- [Prompt]:
Please output the records below in full, exactly as given, but without the images.
☆ ☆ ☆ ☆ ☆
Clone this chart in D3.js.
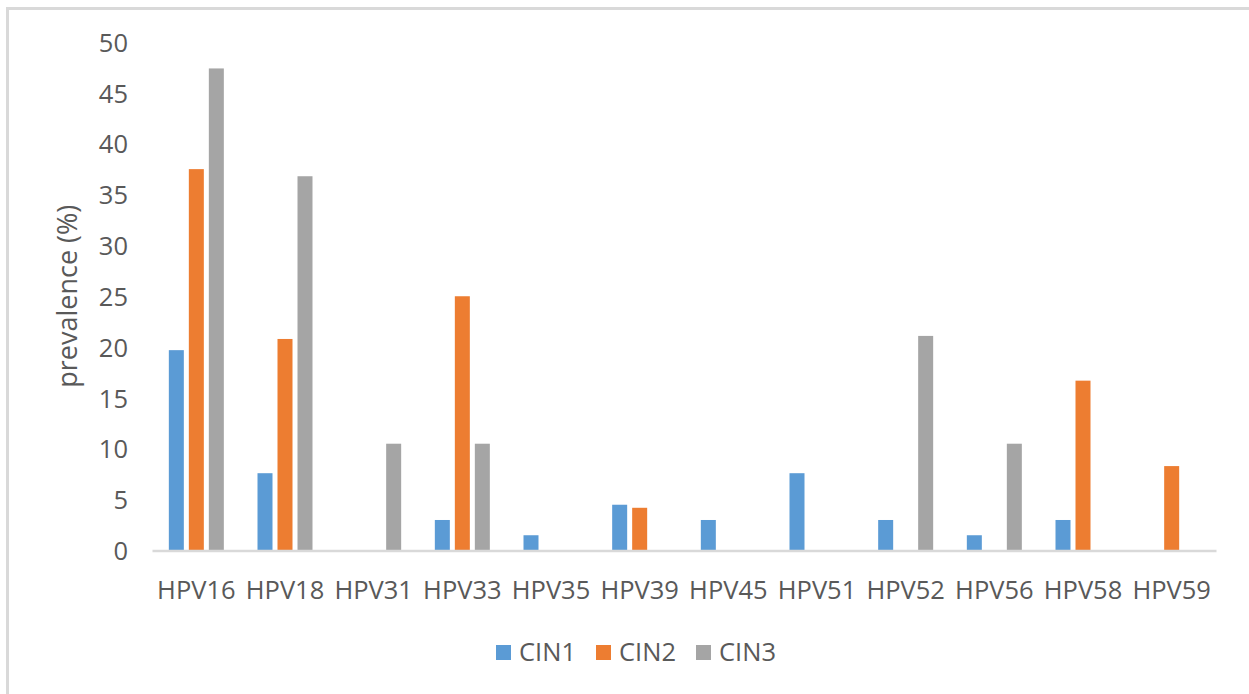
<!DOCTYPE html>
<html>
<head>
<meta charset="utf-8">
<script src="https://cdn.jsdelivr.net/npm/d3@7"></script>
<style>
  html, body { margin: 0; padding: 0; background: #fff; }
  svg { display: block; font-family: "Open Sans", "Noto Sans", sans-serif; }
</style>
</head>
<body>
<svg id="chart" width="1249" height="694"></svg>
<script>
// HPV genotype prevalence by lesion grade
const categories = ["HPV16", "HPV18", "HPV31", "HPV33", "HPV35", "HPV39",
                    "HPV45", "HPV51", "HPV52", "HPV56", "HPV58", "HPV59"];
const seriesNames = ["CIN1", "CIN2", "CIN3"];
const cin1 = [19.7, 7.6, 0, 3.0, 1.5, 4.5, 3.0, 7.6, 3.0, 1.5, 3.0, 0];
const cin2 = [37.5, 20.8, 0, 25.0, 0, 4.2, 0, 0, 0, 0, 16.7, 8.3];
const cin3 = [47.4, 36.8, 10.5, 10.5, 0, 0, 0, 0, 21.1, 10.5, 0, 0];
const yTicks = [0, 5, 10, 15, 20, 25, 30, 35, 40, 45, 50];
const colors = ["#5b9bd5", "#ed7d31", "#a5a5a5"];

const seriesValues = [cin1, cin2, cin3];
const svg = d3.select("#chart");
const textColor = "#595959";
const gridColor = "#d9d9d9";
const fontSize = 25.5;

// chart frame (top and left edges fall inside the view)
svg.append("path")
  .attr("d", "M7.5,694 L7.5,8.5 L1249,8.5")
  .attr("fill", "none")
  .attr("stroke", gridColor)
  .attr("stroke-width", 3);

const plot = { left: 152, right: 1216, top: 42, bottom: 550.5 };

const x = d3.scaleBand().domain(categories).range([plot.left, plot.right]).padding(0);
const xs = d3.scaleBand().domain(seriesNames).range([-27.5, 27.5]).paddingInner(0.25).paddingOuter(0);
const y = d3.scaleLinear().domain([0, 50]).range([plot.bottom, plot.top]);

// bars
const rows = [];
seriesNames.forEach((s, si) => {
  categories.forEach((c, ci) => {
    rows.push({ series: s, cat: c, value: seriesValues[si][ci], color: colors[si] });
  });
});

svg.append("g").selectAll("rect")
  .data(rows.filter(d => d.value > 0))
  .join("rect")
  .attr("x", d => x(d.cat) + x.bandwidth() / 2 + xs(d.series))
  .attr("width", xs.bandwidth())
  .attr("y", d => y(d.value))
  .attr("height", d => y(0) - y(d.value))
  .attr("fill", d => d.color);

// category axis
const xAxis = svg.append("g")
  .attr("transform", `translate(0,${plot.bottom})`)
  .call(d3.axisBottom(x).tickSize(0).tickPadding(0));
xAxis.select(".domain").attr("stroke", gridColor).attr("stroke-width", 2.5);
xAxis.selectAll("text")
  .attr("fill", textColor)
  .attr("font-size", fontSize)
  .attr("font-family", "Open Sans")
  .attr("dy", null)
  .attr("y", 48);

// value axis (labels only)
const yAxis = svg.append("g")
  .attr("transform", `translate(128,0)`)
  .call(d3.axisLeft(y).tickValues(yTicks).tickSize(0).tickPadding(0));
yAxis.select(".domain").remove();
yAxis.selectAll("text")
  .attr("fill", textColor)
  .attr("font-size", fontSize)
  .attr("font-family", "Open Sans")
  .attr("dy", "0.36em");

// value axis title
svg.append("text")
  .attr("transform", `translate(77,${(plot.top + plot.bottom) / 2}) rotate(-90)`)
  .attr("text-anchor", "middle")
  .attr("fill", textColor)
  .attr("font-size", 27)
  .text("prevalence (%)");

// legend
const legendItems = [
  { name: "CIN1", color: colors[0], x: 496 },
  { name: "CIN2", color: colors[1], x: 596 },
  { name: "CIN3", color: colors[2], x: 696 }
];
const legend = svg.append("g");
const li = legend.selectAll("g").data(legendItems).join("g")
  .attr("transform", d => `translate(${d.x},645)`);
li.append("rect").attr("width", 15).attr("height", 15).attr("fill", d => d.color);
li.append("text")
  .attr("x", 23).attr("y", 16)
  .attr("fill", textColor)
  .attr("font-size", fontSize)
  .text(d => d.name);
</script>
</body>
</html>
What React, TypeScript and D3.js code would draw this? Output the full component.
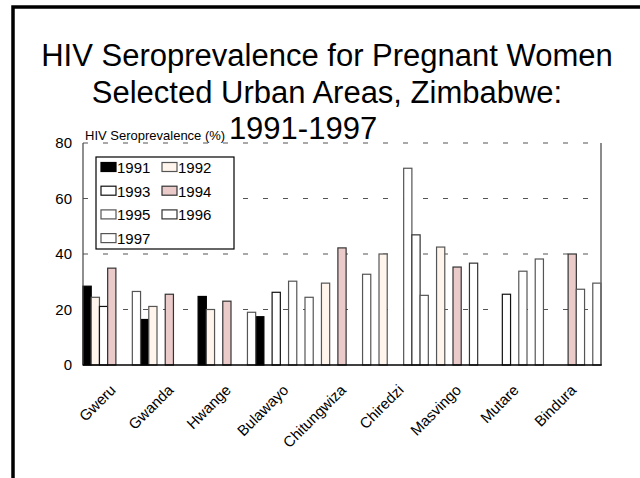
☆ ☆ ☆ ☆ ☆
- [The reply]:
Clone this chart in D3.js.
<!DOCTYPE html>
<html>
<head>
<meta charset="utf-8">
<script src="https://cdn.jsdelivr.net/npm/d3@7"></script>
<style>
  html, body { margin: 0; padding: 0; background: #fff; }
  svg { display: block; font-family: "Open Sans", "Noto Sans", sans-serif; }
</style>
</head>
<body>
<svg id="chart" width="1249" height="694"></svg>
<script>
// HPV genotype prevalence by lesion grade
const categories = ["HPV16", "HPV18", "HPV31", "HPV33", "HPV35", "HPV39",
                    "HPV45", "HPV51", "HPV52", "HPV56", "HPV58", "HPV59"];
const seriesNames = ["CIN1", "CIN2", "CIN3"];
const cin1 = [19.7, 7.6, 0, 3.0, 1.5, 4.5, 3.0, 7.6, 3.0, 1.5, 3.0, 0];
const cin2 = [37.5, 20.8, 0, 25.0, 0, 4.2, 0, 0, 0, 0, 16.7, 8.3];
const cin3 = [47.4, 36.8, 10.5, 10.5, 0, 0, 0, 0, 21.1, 10.5, 0, 0];
const yTicks = [0, 5, 10, 15, 20, 25, 30, 35, 40, 45, 50];
const colors = ["#5b9bd5", "#ed7d31", "#a5a5a5"];

const seriesValues = [cin1, cin2, cin3];
const svg = d3.select("#chart");
const textColor = "#595959";
const gridColor = "#d9d9d9";
const fontSize = 25.5;

// chart frame (top and left edges fall inside the view)
svg.append("path")
  .attr("d", "M7.5,694 L7.5,8.5 L1249,8.5")
  .attr("fill", "none")
  .attr("stroke", gridColor)
  .attr("stroke-width", 3);

const plot = { left: 152, right: 1216, top: 42, bottom: 550.5 };

const x = d3.scaleBand().domain(categories).range([plot.left, plot.right]).padding(0);
const xs = d3.scaleBand().domain(seriesNames).range([-27.5, 27.5]).paddingInner(0.25).paddingOuter(0);
const y = d3.scaleLinear().domain([0, 50]).range([plot.bottom, plot.top]);

// bars
const rows = [];
seriesNames.forEach((s, si) => {
  categories.forEach((c, ci) => {
    rows.push({ series: s, cat: c, value: seriesValues[si][ci], color: colors[si] });
  });
});

svg.append("g").selectAll("rect")
  .data(rows.filter(d => d.value > 0))
  .join("rect")
  .attr("x", d => x(d.cat) + x.bandwidth() / 2 + xs(d.series))
  .attr("width", xs.bandwidth())
  .attr("y", d => y(d.value))
  .attr("height", d => y(0) - y(d.value))
  .attr("fill", d => d.color);

// category axis
const xAxis = svg.append("g")
  .attr("transform", `translate(0,${plot.bottom})`)
  .call(d3.axisBottom(x).tickSize(0).tickPadding(0));
xAxis.select(".domain").attr("stroke", gridColor).attr("stroke-width", 2.5);
xAxis.selectAll("text")
  .attr("fill", textColor)
  .attr("font-size", fontSize)
  .attr("font-family", "Open Sans")
  .attr("dy", null)
  .attr("y", 48);

// value axis (labels only)
const yAxis = svg.append("g")
  .attr("transform", `translate(128,0)`)
  .call(d3.axisLeft(y).tickValues(yTicks).tickSize(0).tickPadding(0));
yAxis.select(".domain").remove();
yAxis.selectAll("text")
  .attr("fill", textColor)
  .attr("font-size", fontSize)
  .attr("font-family", "Open Sans")
  .attr("dy", "0.36em");

// value axis title
svg.append("text")
  .attr("transform", `translate(77,${(plot.top + plot.bottom) / 2}) rotate(-90)`)
  .attr("text-anchor", "middle")
  .attr("fill", textColor)
  .attr("font-size", 27)
  .text("prevalence (%)");

// legend
const legendItems = [
  { name: "CIN1", color: colors[0], x: 496 },
  { name: "CIN2", color: colors[1], x: 596 },
  { name: "CIN3", color: colors[2], x: 696 }
];
const legend = svg.append("g");
const li = legend.selectAll("g").data(legendItems).join("g")
  .attr("transform", d => `translate(${d.x},645)`);
li.append("rect").attr("width", 15).attr("height", 15).attr("fill", d => d.color);
li.append("text")
  .attr("x", 23).attr("y", 16)
  .attr("fill", textColor)
  .attr("font-size", fontSize)
  .text(d => d.name);
</script>
</body>
</html>
What React, TypeScript and D3.js code would draw this? Output the full component.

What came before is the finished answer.